Why Match Reference Data?
- Consistency: Ensure all systems use the same codes and descriptions.
- Analytics: Prevent fragmented reporting (e.g.,
UK
,U.K.
,United Kingdom
). - Interoperability: Map local or legacy codes to global standards (e.g., currency codes, ISO country codes).
- Data Quality: Reduce manual stewardship by automating corrections.
Approaches in CluedIn
1. Deterministic Matching
If the incoming values are clean and predictable:
- Use Data Part Rules to map exact matches (
UK
→GB
). - Apply Normalisers to ignore casing, whitespace, or punctuation (
us
=US
).
This works best when the variety of input formats is limited.
2. Fuzzy & AI-Powered Matching with Find Closest Match
For more complex or inconsistent input values, use the Find Closest Match Rule Action.
- What it does:
- Compares the incoming value against your known list of canonical values.
- Uses fuzzy string similarity and semantic AI to suggest the closest aligned match.
- Automatically replaces or tags the value with the matched canonical reference.
- Example:
- Input:
U.K.
,Britain
,Great Britan
- Canonical List:
United Kingdom
,Germany
,France
- Find Closest Match Result: →
United Kingdom
- Input:
- Advantages:
- Handles typos, spelling variations, abbreviations, and synonyms.
- Reduces manual stewardship workload.
- Consistently maps new variations as they appear.
Step-by-Step: Using Find Closest Match
- Prepare your reference list
- Define your canonical values in a Vocabulary or controlled lookup table.
- Create or edit a Rule
- Go to Governance → Rules.
- Add a new Data Part Rule or edit an existing one.
- Add the Find Closest Match Action
- Choose Find Closest Match as the action.
- Select the attribute (e.g.,
Country
,Currency
,Category
). - Point it to your canonical list of values.
- Configure thresholds (optional)
- Adjust similarity thresholds to control how strict/loose matches are.
- Lower thresholds = more automated matches (but higher false positives).
- Higher thresholds = more accuracy, but some unmatched values may require stewardship.
- Test & Validate
- Run the rule on sample data.
- Verify results and adjust thresholds if needed.
- Operationalize
- Apply the rule to incoming data streams.
- Review unmatched or low-confidence cases in Stewardship.
Best Practices
- Start strict, then relax: Begin with higher thresholds to build trust. Lower gradually if too many values remain unmatched.

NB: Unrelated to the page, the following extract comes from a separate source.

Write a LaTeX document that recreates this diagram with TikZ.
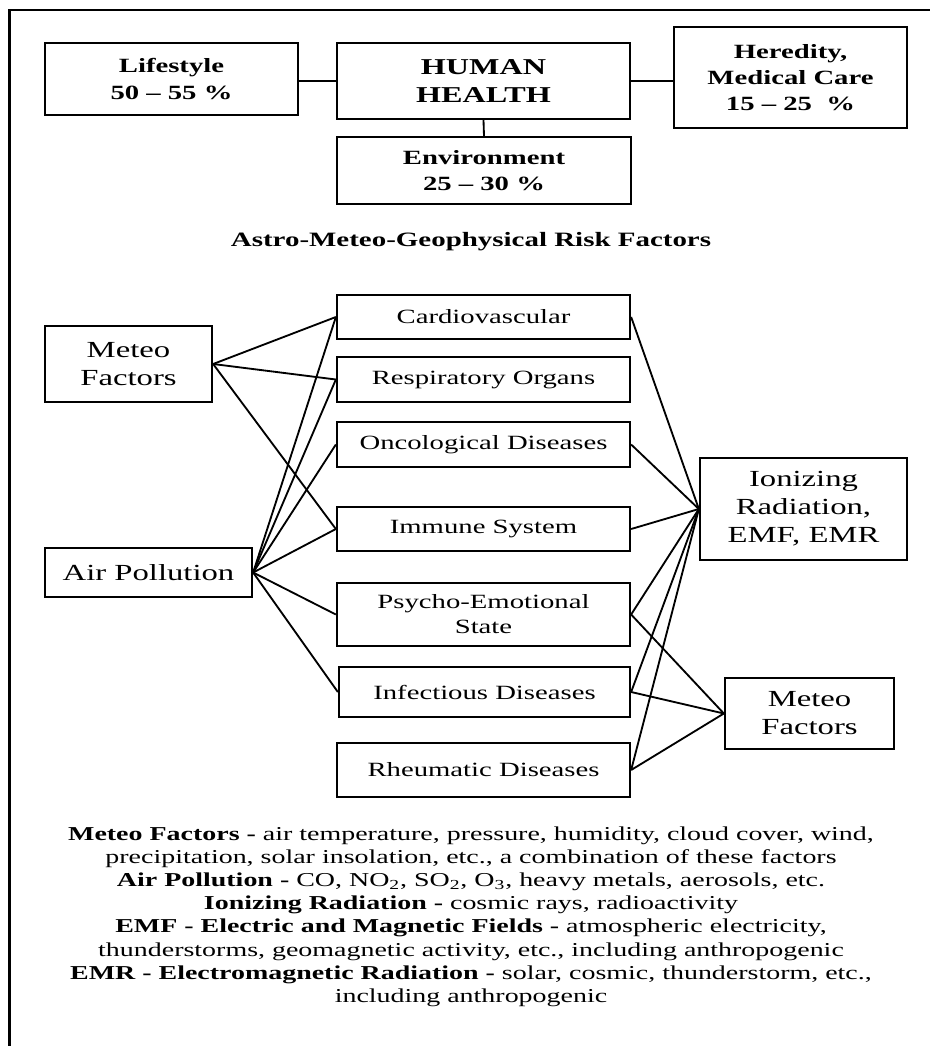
\documentclass[tikz,border=0pt]{standalone}
\usepackage{fontspec}
\setmainfont[FakeStretch=1.42]{Liberation Serif}
\usepackage{tikz}
\usetikzlibrary{calc, positioning}

\begin{document}
\begin{tikzpicture}
    \tikzstyle{share} = [rectangle, draw, line width=1.3pt, inner sep=0pt, align=center,
        font=\bfseries\fontsize{11.5}{15}\selectfont]
    \tikzstyle{organ} = [rectangle, draw, line width=1.3pt, inner sep=0pt, align=center,
        minimum width=5.86cm, font=\fontsize{11.5}{14.2}\selectfont]
    \tikzstyle{factor} = [rectangle, draw, line width=1.3pt, inner sep=0pt, align=center,
        font=\fontsize{13.1}{15.9}\selectfont]
    \tikzstyle{link} = [line width=1.05pt]

    \useasboundingbox (0, 0) rectangle (18.6, -20.92);
    \draw[line width=1.3pt] (0.19, -21.5) -- (0.19, -0.2) -- (19, -0.2);

    % Health shares ---------------------------------------
    \node (hh) at (9.67, -1.62) [share, minimum width=5.86cm, minimum height=1.52cm,
        font=\bfseries\fontsize{12.9}{16.4}\selectfont] {HUMAN\\HEALTH};
    \node (life) at (3.43, -1.58) [share, minimum width=5.06cm, minimum height=1.44cm]
        {Lifestyle\\50 -- 55 \%};
    \node (hered) at (15.81, -1.55) [share, minimum width=4.66cm, minimum height=2.02cm]
        {Heredity,\\Medical Care\\15 -- 25 \ \%};
    \node (env) at ($(hh) + (0.01, -1.79)$) [share, minimum width=5.88cm, minimum height=1.34cm]
        {Environment\\25 -- 30 \%};

    \draw[link] (hh.west) -- (hh.west -| life.east);
    \draw[link] (hh.east) -- (hh.east -| hered.west);
    \draw[link] (hh.south) -- (env.north);

    \node (title) at (9.42, -4.84) [font=\bfseries\fontsize{11.6}{14}\selectfont]
        {Astro-Meteo-Geophysical Risk Factors};
    % ---------------------------------------------------

    % Organs and systems
    \node (cardio) at (9.67, -6.34) [organ, minimum height=0.88cm] {Cardiovascular};
    \node (resp) at ($(cardio) + (0, -1.25)$) [organ, minimum height=0.9cm] {Respiratory Organs};
    \node (onco) at ($(resp) + (0, -1.30)$) [organ, minimum height=0.9cm] {Oncological Diseases};
    \node (immune) at ($(onco) + (0, -1.69)$) [organ, minimum height=0.88cm] {Immune System};
    \node (psycho) at ($(immune) + (0, -1.71)$) [organ, minimum height=1.26cm] {Psycho-Emotional\\State};
    \node (infect) at ($(psycho) + (0.02, -1.55)$) [organ, minimum width=5.82cm, minimum height=1.0cm]
        {Infectious Diseases};
    \node (rheum) at ($(infect) + (-0.02, -1.56)$) [organ, minimum height=1.08cm] {Rheumatic Diseases};

    % Risk factors
    \node (meteoL) at (2.57, -7.28) [factor, minimum width=3.34cm, minimum height=1.52cm] {Meteo\\Factors};
    \node (air) at (2.97, -11.45) [factor, minimum width=4.14cm, minimum height=0.98cm] {Air Pollution};
    \node (ion) at (16.07, -10.18) [factor, minimum width=4.14cm, minimum height=2.04cm]
        {Ionizing\\Radiation,\\EMF, EMR};
    \node (meteoR) at (16.19, -14.27) [factor, minimum width=3.38cm, minimum height=1.42cm] {Meteo\\Factors};

    % Links ---------------------------------------------
    \draw[link] (meteoL.east) -- (cardio.west);
    \draw[link] (meteoL.east) -- (resp.west);
    \draw[link] (meteoL.east) -- (immune.west);

    \draw[link] (air.east) -- (cardio.west);
    \draw[link] (air.east) -- (resp.west);
    \draw[link] (air.east) -- (onco.west);
    \draw[link] (air.east) -- (immune.west);
    \draw[link] (air.east) -- (psycho.west);
    \draw[link] (air.east) -- (infect.west);

    \draw[link] (cardio.east) -- (ion.west);
    \draw[link] (onco.east) -- (ion.west);
    \draw[link] (immune.east) -- (ion.west);
    \draw[link] (psycho.east) -- (ion.west);
    \draw[link] (infect.east) -- (ion.west);
    \draw[link] (rheum.east) -- (ion.west);

    \draw[link] (psycho.east) -- (meteoR.west);
    \draw[link] (infect.east) -- (meteoR.west);
    \draw[link] (rheum.east) -- (meteoR.west);
    % ---------------------------------------------------

    % Legend
    \node (notes) at (9.42, -18.33) [align=center, font=\fontsize{11.2}{13.2}\selectfont]
        {\textbf{Meteo Factors -} air temperature, pressure, humidity, cloud cover, wind,\\
         precipitation, solar insolation, etc., a combination of these factors\\
         \textbf{Air Pollution -} CO, NO\textsubscript{2}, SO\textsubscript{2}, O\textsubscript{3}, heavy metals, aerosols, etc.\\
         \textbf{Ionizing Radiation -} cosmic rays, radioactivity\\
         \textbf{EMF - Electric and Magnetic Fields -} atmospheric electricity,\\
         thunderstorms, geomagnetic activity, etc., including anthropogenic\\
         \textbf{EMR - Electromagnetic Radiation -} solar, cosmic, thunderstorm, etc.,\\
         including anthropogenic};
\end{tikzpicture}
\end{document}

- Combine with cleaning: Standardize casing, whitespace, and punctuation before running Find Closest Match.
- Audit results: Periodically review mappings to catch drift (new slang, abbreviations, or vendor codes).
- Log & tag: Keep the original raw value stored for lineage and auditing.
Example Use Cases
- Mapping country names from free-text CRM fields to ISO 3166-1 codes.
- Aligning product categories from multiple e-commerce sites to a master taxonomy.
- Standardizing department names from HR systems (
HR
,Human Res
,People Ops
). - Normalizing payment terms (
Net30
,30 Days
,Thirty-day terms
).
Summary
When working with lookup or reference data in CluedIn:
- Use deterministic rules for exact, clean matches.
- Apply normalisers to ignore irrelevant differences (case, punctuation).
- Leverage the Find Closest Match Rule Action to automatically map inconsistent, fuzzy, or semantically similar values to your canonical list.
This hybrid approach ensures maximum automation with minimum risk, reducing manual stewardship and improving data consistency across your ecosystem.